> **Data block**
[Start]
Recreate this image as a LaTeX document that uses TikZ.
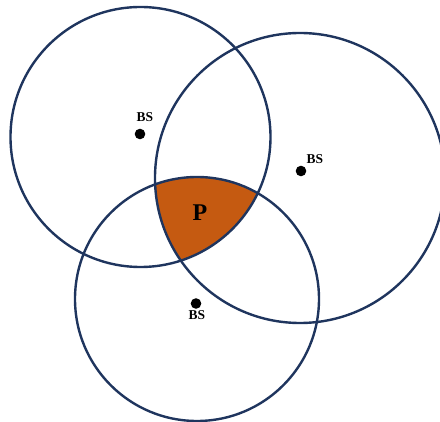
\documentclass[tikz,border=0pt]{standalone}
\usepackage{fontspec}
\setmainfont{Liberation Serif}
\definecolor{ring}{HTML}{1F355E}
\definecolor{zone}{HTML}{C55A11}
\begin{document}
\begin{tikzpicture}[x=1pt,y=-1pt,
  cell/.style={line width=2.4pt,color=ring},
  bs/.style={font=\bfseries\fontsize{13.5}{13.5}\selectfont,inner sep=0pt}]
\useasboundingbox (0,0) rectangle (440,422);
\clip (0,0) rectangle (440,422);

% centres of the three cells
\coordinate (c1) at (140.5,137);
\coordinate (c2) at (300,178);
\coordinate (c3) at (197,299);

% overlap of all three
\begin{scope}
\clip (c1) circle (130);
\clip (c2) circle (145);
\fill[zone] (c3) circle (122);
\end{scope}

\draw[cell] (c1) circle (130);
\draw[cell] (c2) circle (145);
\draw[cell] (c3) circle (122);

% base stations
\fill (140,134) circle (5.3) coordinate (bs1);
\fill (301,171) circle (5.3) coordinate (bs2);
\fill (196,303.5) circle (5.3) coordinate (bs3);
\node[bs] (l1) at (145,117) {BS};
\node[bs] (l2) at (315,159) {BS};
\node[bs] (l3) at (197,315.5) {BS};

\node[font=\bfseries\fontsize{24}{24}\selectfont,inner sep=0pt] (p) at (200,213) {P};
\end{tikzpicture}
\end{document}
[End]
> **Task instructions**
Return the material word for word. Pictures are not part of the copy.

> **Answer to this task**
Recreate this image as a LaTeX document that uses TikZ.
\documentclass[tikz,border=0pt]{standalone}
\usepackage{fontspec}
\setmainfont{Liberation Serif}
\definecolor{ring}{HTML}{1F355E}
\definecolor{zone}{HTML}{C55A11}
\begin{document}
\begin{tikzpicture}[x=1pt,y=-1pt,
  cell/.style={line width=2.4pt,color=ring},
  bs/.style={font=\bfseries\fontsize{13.5}{13.5}\selectfont,inner sep=0pt}]
\useasboundingbox (0,0) rectangle (440,422);
\clip (0,0) rectangle (440,422);

% centres of the three cells
\coordinate (c1) at (140.5,137);
\coordinate (c2) at (300,178);
\coordinate (c3) at (197,299);

% overlap of all three
\begin{scope}
\clip (c1) circle (130);
\clip (c2) circle (145);
\fill[zone] (c3) circle (122);
\end{scope}

\draw[cell] (c1) circle (130);
\draw[cell] (c2) circle (145);
\draw[cell] (c3) circle (122);

% base stations
\fill (140,134) circle (5.3) coordinate (bs1);
\fill (301,171) circle (5.3) coordinate (bs2);
\fill (196,303.5) circle (5.3) coordinate (bs3);
\node[bs] (l1) at (145,117) {BS};
\node[bs] (l2) at (315,159) {BS};
\node[bs] (l3) at (197,315.5) {BS};

\node[font=\bfseries\fontsize{24}{24}\selectfont,inner sep=0pt] (p) at (200,213) {P};
\end{tikzpicture}
\end{document}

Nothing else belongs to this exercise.